Industry Standard Ontologies: Many industries have developed shared ontologies to enable interoperability between organizations:
- FIBO (Financial Industry Business Ontology): Canonical ontology for financial entities, instruments, and contracts used across the financial services industry.
- HL7 FHIR Ontology: Standard health information ontology for healthcare data interoperability.
- Schema.org: A web-scale ontology for structured data on web pages, supported by Google, Microsoft, and Yahoo.
Ontologies and AI Agents
Ontologies significantly enhance AI agent capabilities in two ways:
Grounded Reasoning: When an agent has access to a formal ontology describing the available data domain, it can make logically grounded inferences rather than relying purely on statistical language model knowledge. The agent knows that a FactTable has ForeignKeys that reference DimensionTables, and that querying a Metric requires joining the FactTable to the relevant DimensionTables — not from training data, but from explicit ontological facts.
Disambiguation: Natural language is ambiguous. “Show me customer data” could mean the dim_customer dimension table, the fact_customer_interactions fact table, or the customer_360_view materialized view.
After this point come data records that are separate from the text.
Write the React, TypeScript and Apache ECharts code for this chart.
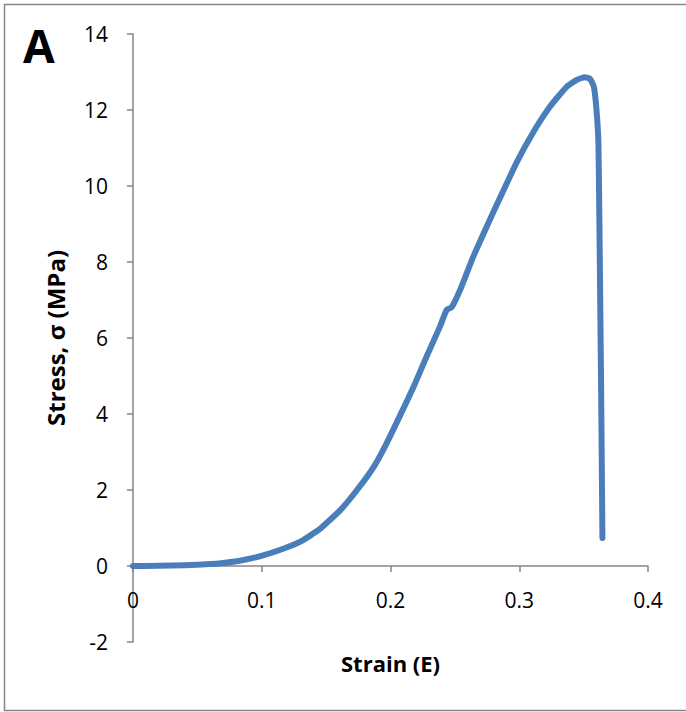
import React, { useEffect, useRef } from "react";
import * as echarts from "echarts";

const strain = [0, 0.02, 0.04, 0.06, 0.07, 0.083, 0.099, 0.114, 0.13, 0.145, 0.161, 0.174, 0.187, 0.197, 0.207, 0.218, 0.228, 0.2384, 0.2436, 0.2475, 0.254, 0.2643, 0.2747, 0.2837, 0.298, 0.311, 0.3239, 0.3368, 0.345, 0.351, 0.355, 0.358, 0.36, 0.3615, 0.3622, 0.3635, 0.3646];
const stress = [0, 0.005, 0.02, 0.05, 0.08, 0.14, 0.26, 0.42, 0.64, 0.97, 1.47, 2.0, 2.61, 3.23, 3.93, 4.72, 5.51, 6.3, 6.74, 6.81, 7.26, 8.14, 8.93, 9.59, 10.62, 11.42, 12.09, 12.61, 12.8, 12.86, 12.82, 12.61, 12.0, 11.13, 9.19, 5.0, 0.74];

const xTitle = "Strain (E)";
const yTitle = "Stress, σ (MPa)";
const panelLabel = "A";

export default function App() {
  const ref = useRef<HTMLDivElement>(null);
  useEffect(() => {
    if (!ref.current) return;
    const chart = echarts.init(ref.current, null, { renderer: "svg" });
    const axisColor = "#868686";
    const font = "'Open Sans', sans-serif";
    const xCommon = { type: "value", min: 0, max: 0.4, interval: 0.1, splitLine: { show: false } };
    chart.setOption({
      animation: false,
      backgroundColor: "#ffffff",
      grid: { left: 133, right: 38, top: 34, bottom: 70, containLabel: false, outerBoundsMode: "none" },
      graphic: [
        {
          type: "rect",
          shape: { x: 4.5, y: 4.5, width: 690, height: 706 },
          style: { fill: "none", stroke: axisColor, lineWidth: 1.5 },
          silent: true,
        },
        {
          type: "text",
          left: 23,
          top: 22,
          style: { text: panelLabel, fontSize: 46, fontWeight: "bold", fontFamily: font, fill: "#000" },
        },
      ],
      xAxis: [
        {
          ...xCommon,
          position: "bottom",
          name: xTitle,
          nameLocation: "middle",
          nameGap: 10,
          nameTextStyle: { fontSize: 22, fontWeight: "bold", fontFamily: font, color: "#000" },
          axisLine: { show: false, onZero: false },
          axisTick: { show: false },
          axisLabel: { margin: -53, fontSize: 21, fontFamily: font, color: "#000" },
        },
        {
          ...xCommon,
          position: "bottom",
          axisLine: { show: true, onZero: true, lineStyle: { color: axisColor, width: 1.5 } },
          axisTick: { show: true, length: 6, lineStyle: { color: axisColor, width: 1.5 } },
          axisLabel: { show: false },
        },
      ],
      yAxis: {
        type: "value",
        min: -2,
        max: 14,
        interval: 2,
        name: yTitle,
        nameLocation: "middle",
        nameGap: 66,
        nameTextStyle: { fontSize: 24, fontWeight: "bold", fontFamily: font, color: "#000" },
        axisLine: { show: true, onZero: false, lineStyle: { color: axisColor, width: 1.5 } },
        axisTick: { show: true, length: 6, lineStyle: { color: axisColor, width: 1.5 } },
        axisLabel: { margin: 25, fontSize: 21, fontFamily: font, color: "#000" },
        splitLine: { show: false },
      },
      series: [
        {
          type: "line",
          xAxisIndex: 0,
          data: strain.map((s, i) => [s, stress[i]]),
          showSymbol: false,
          smooth: 0.15,
          lineStyle: { color: "#4a7ebb", width: 6, cap: "round", join: "round" },
        },
      ],
    });
    return () => chart.dispose();
  }, []);
  return (
    <div
      ref={ref}
      style={{ position: "fixed", left: 0, top: 0, width: 686, height: 712, background: "#fff" }}
    />
  );
}
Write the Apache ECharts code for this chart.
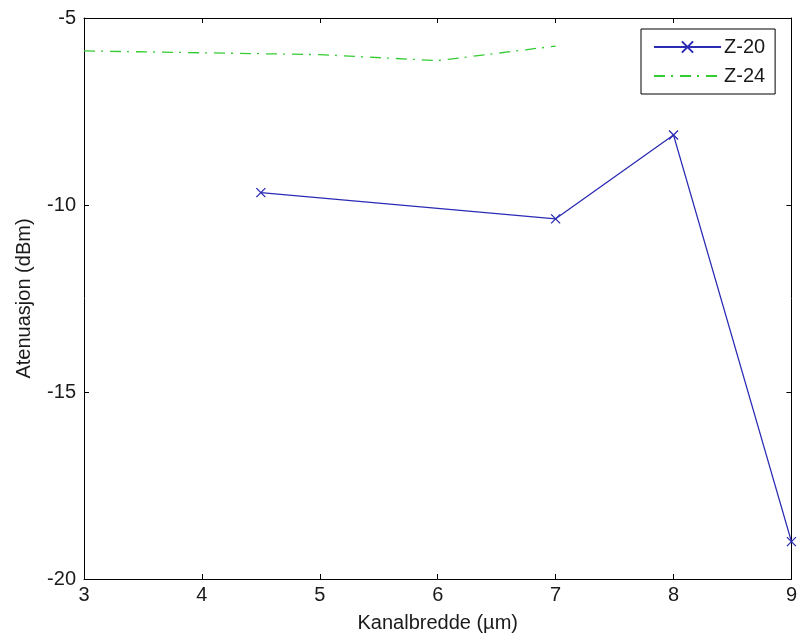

An ontology that classifies all three as subclasses of CustomerDataAsset with different dataGranularity properties allows the agent to resolve the ambiguity by reasoning about which class best matches the user’s intent.
Visual Architecture
Diagram 1: Ontology Class Hierarchy
graph TD
A[DataAsset] --> B[Table]
A --> C[Pipeline]
B --> D[FactTable]
B --> E[DimensionTable]
B --> F[MaterializedView]
D -->|hasColumn| G[Measure Column]
D -->|hasForeignKey| H[Foreign Key Column]
Diagram 2: Ontology-Powered Lineage Inference
graph LR
A[Raw Iceberg Table] -->|derivesFrom| B[Bronze Layer]
C[Silver Table] -->|derivesFrom| A
D[Gold Fact Table] -->|derivesFrom| C
D -->|transitively_derivesFrom| B
D -->|transitively_derivesFrom| A